━━━━━ Supplied data ━━━━━

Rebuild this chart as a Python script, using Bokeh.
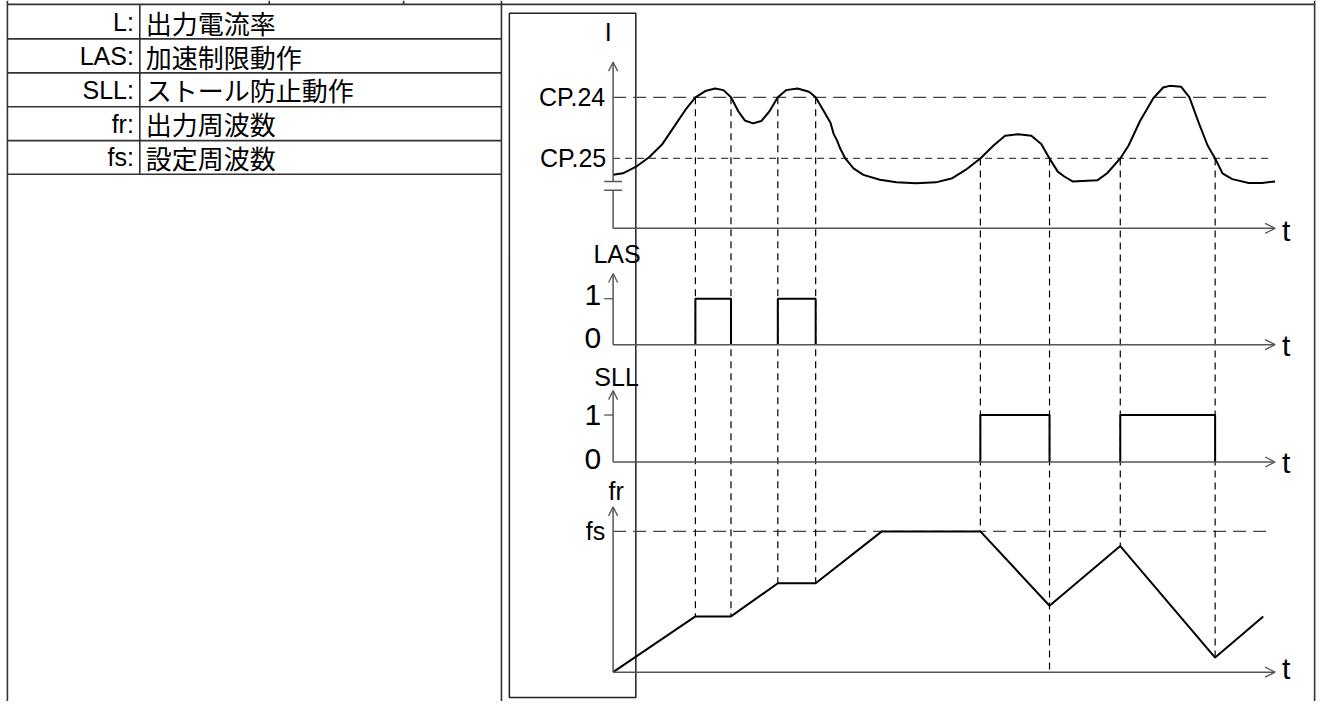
from bokeh.plotting import figure
from bokeh.models import Range1d, Arrow, OpenHead
from bokeh.core.properties import value
from bokeh.embed import file_html
from bokeh.resources import INLINE

# ---------------- data ----------------
legend_keys = ["L:", "LAS:", "SLL:", "fr:", "fs:"]
legend_desc = ["出力電流率", "加速制限動作", "ストール防止動作", "出力周波数", "設定周波数"]

cp24 = 150.0   # current level CP.24 (%)
cp25 = 80.0    # current level CP.25 (%)
fs_level = 100.0
t_end = 67.0

# output current curve (time, %)
t_cur = [0.0, 1.0, 2.33, 3.67, 5.0, 6.33, 7.33, 8.33, 9.33, 10.33, 11.17, 11.93,
         12.67, 13.33, 14.17, 15.0, 15.83, 16.67, 17.5, 18.67, 19.83, 20.5, 21.33,
         22.0, 22.33, 22.67, 23.0, 23.5, 24.33, 25.33, 27.0, 28.67, 30.67, 32.67,
         34.33, 35.67, 37.17, 38.5, 39.67, 41.0, 42.33, 43.33, 44.17, 45.0, 45.67,
         46.5, 49.0, 50.0, 51.33, 52.17, 53.33, 54.67, 55.67, 56.33, 57.5, 58.33,
         59.33, 60.17, 60.93, 61.67, 62.67, 64.33, 65.67, 67.0]
i_cur = [61.2, 63.0, 70.5, 81.7, 96.6, 119.0, 135.8, 150.0, 157.1, 160.1, 158.2, 150.0,
         134.0, 123.5, 120.1, 122.8, 134.0, 150.0, 158.2, 160.1, 156.4, 150.0, 134.0,
         120.9, 107.8, 100.4, 91.0, 80.0, 68.6, 61.2, 55.6, 52.6, 51.5, 52.6,
         57.4, 66.8, 80.0, 94.8, 106.0, 107.8, 106.0, 96.6, 80.0, 64.9, 59.3,
         53.7, 54.9, 63.0, 80.0, 94.8, 122.8, 148.9, 161.2, 163.1, 162.0, 150.0,
         119.0, 94.8, 80.0, 63.0, 56.3, 51.8, 51.8, 53.7]

# LAS / SLL active intervals (start, stop)
las_start = [8.33, 16.67]
las_stop = [11.93, 20.5]
sll_start = [37.17, 51.33]
sll_stop = [44.17, 60.93]

# output frequency (time, % of fs)
t_fr = [0.0, 8.33, 11.93, 16.67, 20.5, 27.2, 37.17, 44.17, 51.33, 60.93, 65.8]
fr_vals = [0.0, 39.6, 39.6, 63.2, 63.2, 100.0, 100.0, 47.2, 89.6, 10.4, 39.6]

# dashed guide lines: time, level reached on fr
las_edges = [8.33, 11.93, 16.67, 20.5]
las_edge_fr = [39.6, 39.6, 63.2, 63.2]
sll_edges = [37.17, 44.17, 51.33, 60.93]
sll_edge_fr = [100.0, 0.0, 89.6, 10.4]

# ---------------- layout / scales ----------------
W, H = 1325, 701
REF_L, REF_R = 0.0, 1341.0
REF_TOP, REF_BOT = 0.0, 717.0
T0, TS = 620.0, 10.0              # time origin and px per time unit
PANELS = {"cur": (233.0, 134.0 / 150.0),
          "las": (352.0, 47.0),
          "sll": (472.0, 48.0),
          "fr": (687.0, 1.44)}

def tx(t):
    return T0 + t * TS

def py(panel, v):
    b, s = PANELS[panel]
    return b - v * s

p = figure(width=W, height=H, output_backend="svg", toolbar_location=None,
           x_range=Range1d(REF_L, REF_R), y_range=Range1d(REF_BOT, REF_TOP),
           x_axis_type=None, y_axis_type=None, min_border=0)
p.outline_line_color = None
p.background_fill_color = "white"
p.border_fill_color = "white"
p.extra_x_ranges = {"time": Range1d((REF_L - T0) / TS, (REF_R - T0) / TS)}
p.extra_y_ranges = {k: Range1d((b - REF_BOT) / s, (b - REF_TOP) / s) for k, (b, s) in PANELS.items()}

LAT = value("Liberation Sans")
CJK = value("Noto Sans CJK JP")
TBL = "#333333"
AX = "#555555"

# ---------------- table frame ----------------
row_lines = [39.3, 74.0, 108.7, 143.3, 177.7]
p.segment(x0=[7, 7, 141, 507, 1330, 272, 408], y0=[4, 0, 4, 0, 0, 0, 0],
          x1=[1330, 7, 141, 507, 1330, 272, 408], y1=[4, 717, 177.7, 717, 717, 4, 4],
          line_color=TBL, line_width=1.6)
p.segment(x0=[7] * 5, y0=row_lines, x1=[507] * 5, y1=row_lines, line_color=TBL, line_width=1.6)
p.quad(left=[515], right=[643], top=[13], bottom=[713], fill_color=None,
       line_color="#222222", line_width=1.5)

row_centers = [22.0, 57.0, 91.5, 126.0, 160.5]
p.text(x=[135] * 5, y=row_centers, text=legend_keys, text_font=LAT, text_font_size="25px",
       text_align="right", text_baseline="middle", text_color="black")
p.text(x=[147] * 5, y=row_centers, text=legend_desc, text_font=CJK, text_font_size="26px",
       text_align="left", text_baseline="middle", text_color="black")

# ---------------- axes ----------------
def haxis(panel):
    y = py(panel, 0)
    p.add_layout(Arrow(end=OpenHead(size=10, line_color=AX, line_width=1.3),
                       x_start=tx(0), y_start=y, x_end=tx(t_end), y_end=y,
                       line_color=AX, line_width=1.5))

def vaxis(panel, top, bottom=0.0):
    p.add_layout(Arrow(end=OpenHead(size=9, line_color=AX, line_width=1.3),
                       x_start=tx(0), y_start=py(panel, bottom), x_end=tx(0), y_end=py(panel, top),
                       line_color=AX, line_width=1.5))

for pn in ["cur", "las", "sll", "fr"]:
    haxis(pn)
# current axis with break
brk_lo, brk_hi = 43.7, 53.7
p.segment(x0=[tx(0)], y0=[py("cur", 0)], x1=[tx(0)], y1=[py("cur", brk_lo)], line_color=AX, line_width=1.5)
vaxis("cur", 190.3, brk_hi)
p.segment(x0=[611, 611], y0=[py("cur", brk_lo), py("cur", brk_hi)], x1=[629, 629],
          y1=[py("cur", brk_lo), py("cur", brk_hi)], line_color=AX, line_width=1.5)
vaxis("las", 1.55)
vaxis("sll", 1.52)
vaxis("fr", 117.4)
# "1" ticks
p.segment(x0=[611, 611], y0=[py("las", 1), py("sll", 1)], x1=[620, 620],
          y1=[py("las", 1), py("sll", 1)], line_color=AX, line_width=1.3)

# ---------------- level lines ----------------
p.line(x=[0, 66.8], y=[cp24, cp24], x_range_name="time", y_range_name="cur",
       line_color="#444444", line_width=1.3, line_dash="13 7")
p.line(x=[0, 66.8], y=[cp25, cp25], x_range_name="time", y_range_name="cur",
       line_color="#444444", line_width=1.3, line_dash="7 5")
p.line(x=[0, 66.8], y=[fs_level, fs_level], x_range_name="time", y_range_name="fr",
       line_color="#444444", line_width=1.3, line_dash="13 7")

# vertical guides
p.segment(x0=las_edges, y0=[py("cur", cp24)] * 4, x1=las_edges,
          y1=[py("fr", v) for v in las_edge_fr], x_range_name="time",
          line_color="black", line_width=1.2, line_dash="7 5")
p.segment(x0=sll_edges, y0=[py("cur", cp25)] * 4, x1=sll_edges,
          y1=[py("fr", v) for v in sll_edge_fr], x_range_name="time",
          line_color="black", line_width=1.2, line_dash="7 5")

# ---------------- signals ----------------
p.line(x=t_cur, y=i_cur, x_range_name="time", y_range_name="cur",
       line_color="black", line_width=2, line_join="round")
p.multi_line(xs=[[a, a, b, b] for a, b in zip(las_start, las_stop)],
             ys=[[0, 1, 1, 0] for _ in las_start], x_range_name="time", y_range_name="las",
             line_color="black", line_width=2)
p.multi_line(xs=[[a, a, b, b] for a, b in zip(sll_start, sll_stop)],
             ys=[[0, 1, 1, 0] for _ in sll_start], x_range_name="time", y_range_name="sll",
             line_color="black", line_width=2)
p.line(x=t_fr, y=fr_vals, x_range_name="time", y_range_name="fr",
       line_color="black", line_width=2)

# ---------------- labels ----------------
def lab(x, y, s, align="center", size="25px"):
    p.text(x=[x], y=[y], text=[s], text_font=LAT, text_font_size=size,
           text_align=align, text_baseline="middle", text_color="black")

lab(615, 32, "I")
lab(612, py("cur", cp24), "CP.24", "right")
lab(613, py("cur", cp25), "CP.25", "right")
lab(624, 259, "LAS")
lab(608, 301, "1", "right", "30px")
lab(608, 345, "0", "right", "30px")
lab(623.5, 385, "SLL")
lab(608, 424, "1", "right", "30px")
lab(608, 469, "0", "right", "30px")
lab(623, 502, "fr")
lab(612, py("fr", fs_level), "fs", "right")
for yy in [235, 353, 472.5, 683]:
    lab(1297, yy, "t", "left", "30px")

open("out.html", "w").write(file_html(p, INLINE))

━━━━━

#### To be done
Write out exactly the opening lines of the data, stopping after the line that holds "from bokeh.resources import INLINE". Exclude pictures.

#### Expected output
Rebuild this chart as a Python script, using Bokeh.
from bokeh.plotting import figure
from bokeh.models import Range1d, Arrow, OpenHead
from bokeh.core.properties import value
from bokeh.embed import file_html
from bokeh.resources import INLINE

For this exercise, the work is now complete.